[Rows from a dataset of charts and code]
========

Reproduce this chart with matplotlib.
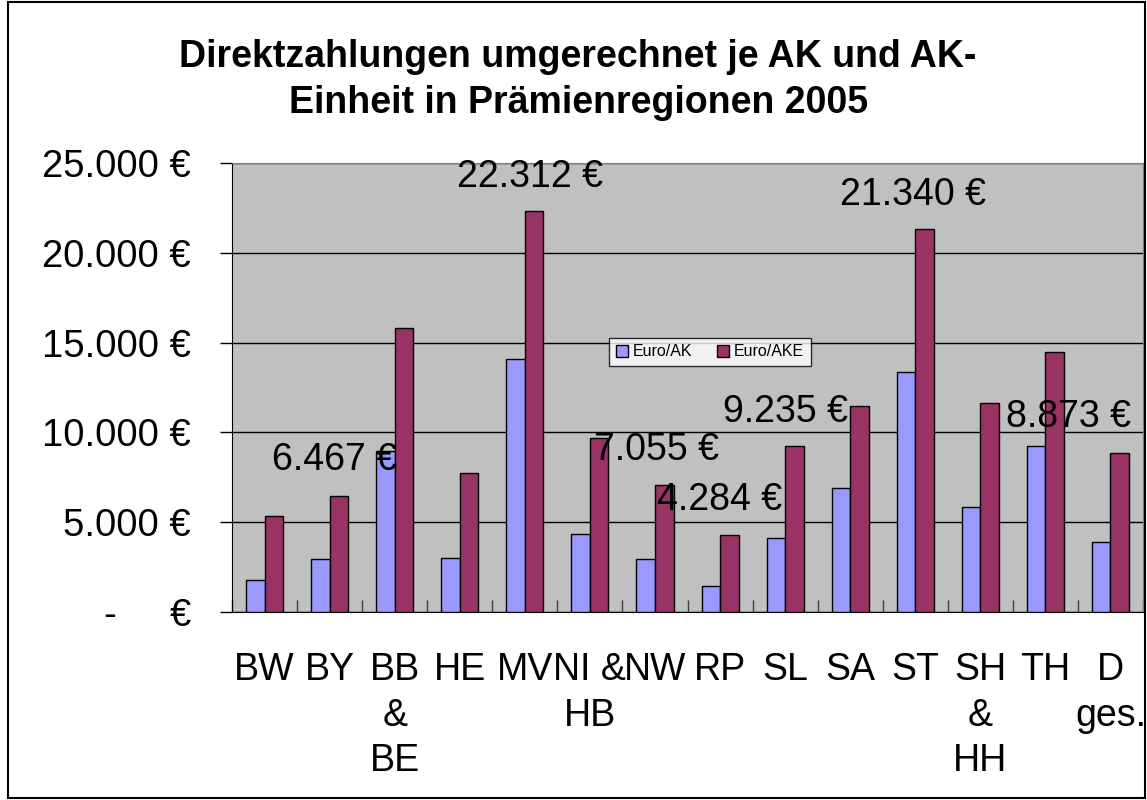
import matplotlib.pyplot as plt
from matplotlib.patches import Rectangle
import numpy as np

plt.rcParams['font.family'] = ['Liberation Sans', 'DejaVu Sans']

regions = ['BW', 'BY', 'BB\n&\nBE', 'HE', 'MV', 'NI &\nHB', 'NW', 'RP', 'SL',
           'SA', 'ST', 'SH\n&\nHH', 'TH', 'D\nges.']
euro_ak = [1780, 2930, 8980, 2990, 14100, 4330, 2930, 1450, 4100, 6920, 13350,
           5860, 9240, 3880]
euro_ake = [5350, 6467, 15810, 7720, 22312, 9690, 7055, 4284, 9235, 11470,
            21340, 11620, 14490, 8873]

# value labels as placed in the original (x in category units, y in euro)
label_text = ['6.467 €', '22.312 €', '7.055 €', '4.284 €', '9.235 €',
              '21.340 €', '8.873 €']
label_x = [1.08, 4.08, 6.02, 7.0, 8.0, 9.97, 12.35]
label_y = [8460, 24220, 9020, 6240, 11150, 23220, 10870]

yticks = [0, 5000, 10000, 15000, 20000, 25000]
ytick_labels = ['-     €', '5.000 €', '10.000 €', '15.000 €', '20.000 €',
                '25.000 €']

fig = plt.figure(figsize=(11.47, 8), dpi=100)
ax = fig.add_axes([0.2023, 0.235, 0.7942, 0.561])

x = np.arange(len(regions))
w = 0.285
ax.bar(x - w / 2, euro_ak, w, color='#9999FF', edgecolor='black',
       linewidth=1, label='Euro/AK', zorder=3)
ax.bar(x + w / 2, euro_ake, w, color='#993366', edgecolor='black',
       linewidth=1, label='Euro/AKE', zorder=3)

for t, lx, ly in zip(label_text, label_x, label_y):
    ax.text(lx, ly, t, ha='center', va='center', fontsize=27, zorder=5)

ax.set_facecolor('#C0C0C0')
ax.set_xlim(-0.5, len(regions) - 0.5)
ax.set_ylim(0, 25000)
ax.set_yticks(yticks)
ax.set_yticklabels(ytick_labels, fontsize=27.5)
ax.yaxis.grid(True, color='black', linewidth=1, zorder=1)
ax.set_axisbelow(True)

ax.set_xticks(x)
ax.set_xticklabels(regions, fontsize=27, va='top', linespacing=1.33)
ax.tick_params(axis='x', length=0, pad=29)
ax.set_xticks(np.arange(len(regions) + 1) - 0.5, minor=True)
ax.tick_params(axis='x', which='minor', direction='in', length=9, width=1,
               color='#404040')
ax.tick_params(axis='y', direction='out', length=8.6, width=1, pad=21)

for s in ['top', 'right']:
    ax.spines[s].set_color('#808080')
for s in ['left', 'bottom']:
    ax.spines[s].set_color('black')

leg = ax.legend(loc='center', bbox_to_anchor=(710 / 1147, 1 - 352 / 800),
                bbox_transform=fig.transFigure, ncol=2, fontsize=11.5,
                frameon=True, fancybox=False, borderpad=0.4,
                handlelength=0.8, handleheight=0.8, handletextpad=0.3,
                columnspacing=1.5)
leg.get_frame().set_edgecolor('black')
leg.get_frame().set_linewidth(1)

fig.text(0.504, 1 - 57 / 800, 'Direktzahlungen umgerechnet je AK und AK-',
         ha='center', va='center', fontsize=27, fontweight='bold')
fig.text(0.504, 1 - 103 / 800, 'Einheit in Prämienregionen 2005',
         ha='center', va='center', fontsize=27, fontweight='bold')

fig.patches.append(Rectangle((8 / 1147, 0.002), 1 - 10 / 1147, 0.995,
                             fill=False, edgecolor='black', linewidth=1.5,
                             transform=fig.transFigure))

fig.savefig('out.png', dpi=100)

========

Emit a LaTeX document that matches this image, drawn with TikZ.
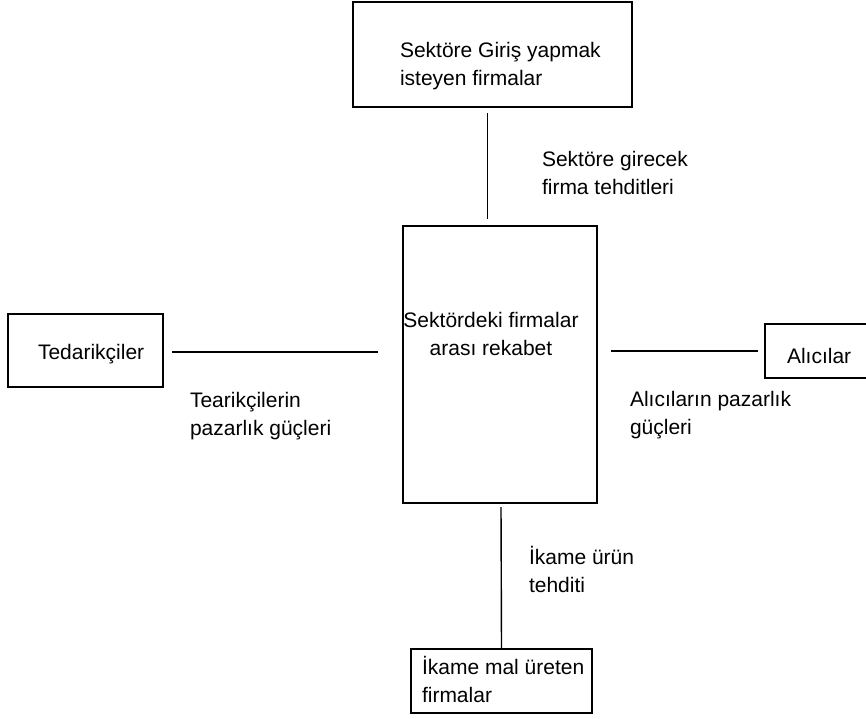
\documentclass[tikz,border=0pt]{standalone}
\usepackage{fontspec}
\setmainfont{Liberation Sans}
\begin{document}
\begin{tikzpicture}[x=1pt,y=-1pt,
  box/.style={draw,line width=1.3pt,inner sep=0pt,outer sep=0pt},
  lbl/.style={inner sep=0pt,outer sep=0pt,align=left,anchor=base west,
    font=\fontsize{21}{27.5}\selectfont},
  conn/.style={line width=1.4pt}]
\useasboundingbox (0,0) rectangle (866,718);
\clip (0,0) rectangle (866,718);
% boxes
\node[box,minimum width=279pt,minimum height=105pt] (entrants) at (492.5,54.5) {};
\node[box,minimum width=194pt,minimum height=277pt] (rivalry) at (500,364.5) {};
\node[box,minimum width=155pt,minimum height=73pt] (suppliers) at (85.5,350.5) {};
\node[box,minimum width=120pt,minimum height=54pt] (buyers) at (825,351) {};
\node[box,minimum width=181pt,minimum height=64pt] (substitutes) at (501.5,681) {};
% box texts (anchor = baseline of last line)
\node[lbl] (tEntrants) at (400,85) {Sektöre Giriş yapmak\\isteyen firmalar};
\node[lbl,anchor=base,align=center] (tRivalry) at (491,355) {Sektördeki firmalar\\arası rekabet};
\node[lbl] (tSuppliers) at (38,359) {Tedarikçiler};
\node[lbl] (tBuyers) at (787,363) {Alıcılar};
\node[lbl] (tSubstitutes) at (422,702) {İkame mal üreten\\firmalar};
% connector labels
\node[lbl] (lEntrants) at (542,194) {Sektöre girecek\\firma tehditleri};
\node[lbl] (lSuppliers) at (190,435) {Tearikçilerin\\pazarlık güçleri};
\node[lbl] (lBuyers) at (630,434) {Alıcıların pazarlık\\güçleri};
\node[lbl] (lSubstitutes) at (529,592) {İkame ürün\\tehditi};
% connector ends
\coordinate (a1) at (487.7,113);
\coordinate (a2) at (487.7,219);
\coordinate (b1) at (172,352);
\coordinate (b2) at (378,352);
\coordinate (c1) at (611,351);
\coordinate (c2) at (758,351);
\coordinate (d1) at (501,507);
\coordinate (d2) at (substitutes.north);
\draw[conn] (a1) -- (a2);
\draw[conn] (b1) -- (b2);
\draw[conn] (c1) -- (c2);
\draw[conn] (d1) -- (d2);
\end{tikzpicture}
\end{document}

========

» Stated task:
Pictures excluded, give again exactly and only the lines of the material above from the line with "Reproduce this chart with matplotlib." through the line with "length=8.6, width=1, pad=21)".

» Solution to this task:
Reproduce this chart with matplotlib.
import matplotlib.pyplot as plt
from matplotlib.patches import Rectangle
import numpy as np

plt.rcParams['font.family'] = ['Liberation Sans', 'DejaVu Sans']

regions = ['BW', 'BY', 'BB\n&\nBE', 'HE', 'MV', 'NI &\nHB', 'NW', 'RP', 'SL',
           'SA', 'ST', 'SH\n&\nHH', 'TH', 'D\nges.']
euro_ak = [1780, 2930, 8980, 2990, 14100, 4330, 2930, 1450, 4100, 6920, 13350,
           5860, 9240, 3880]
euro_ake = [5350, 6467, 15810, 7720, 22312, 9690, 7055, 4284, 9235, 11470,
            21340, 11620, 14490, 8873]

# value labels as placed in the original (x in category units, y in euro)
label_text = ['6.467 €', '22.312 €', '7.055 €', '4.284 €', '9.235 €',
              '21.340 €', '8.873 €']
label_x = [1.08, 4.08, 6.02, 7.0, 8.0, 9.97, 12.35]
label_y = [8460, 24220, 9020, 6240, 11150, 23220, 10870]

yticks = [0, 5000, 10000, 15000, 20000, 25000]
ytick_labels = ['-     €', '5.000 €', '10.000 €', '15.000 €', '20.000 €',
                '25.000 €']

fig = plt.figure(figsize=(11.47, 8), dpi=100)
ax = fig.add_axes([0.2023, 0.235, 0.7942, 0.561])

x = np.arange(len(regions))
w = 0.285
ax.bar(x - w / 2, euro_ak, w, color='#9999FF', edgecolor='black',
       linewidth=1, label='Euro/AK', zorder=3)
ax.bar(x + w / 2, euro_ake, w, color='#993366', edgecolor='black',
       linewidth=1, label='Euro/AKE', zorder=3)

for t, lx, ly in zip(label_text, label_x, label_y):
    ax.text(lx, ly, t, ha='center', va='center', fontsize=27, zorder=5)

ax.set_facecolor('#C0C0C0')
ax.set_xlim(-0.5, len(regions) - 0.5)
ax.set_ylim(0, 25000)
ax.set_yticks(yticks)
ax.set_yticklabels(ytick_labels, fontsize=27.5)
ax.yaxis.grid(True, color='black', linewidth=1, zorder=1)
ax.set_axisbelow(True)

ax.set_xticks(x)
ax.set_xticklabels(regions, fontsize=27, va='top', linespacing=1.33)
ax.tick_params(axis='x', length=0, pad=29)
ax.set_xticks(np.arange(len(regions) + 1) - 0.5, minor=True)
ax.tick_params(axis='x', which='minor', direction='in', length=9, width=1,
               color='#404040')
ax.tick_params(axis='y', direction='out', length=8.6, width=1, pad=21)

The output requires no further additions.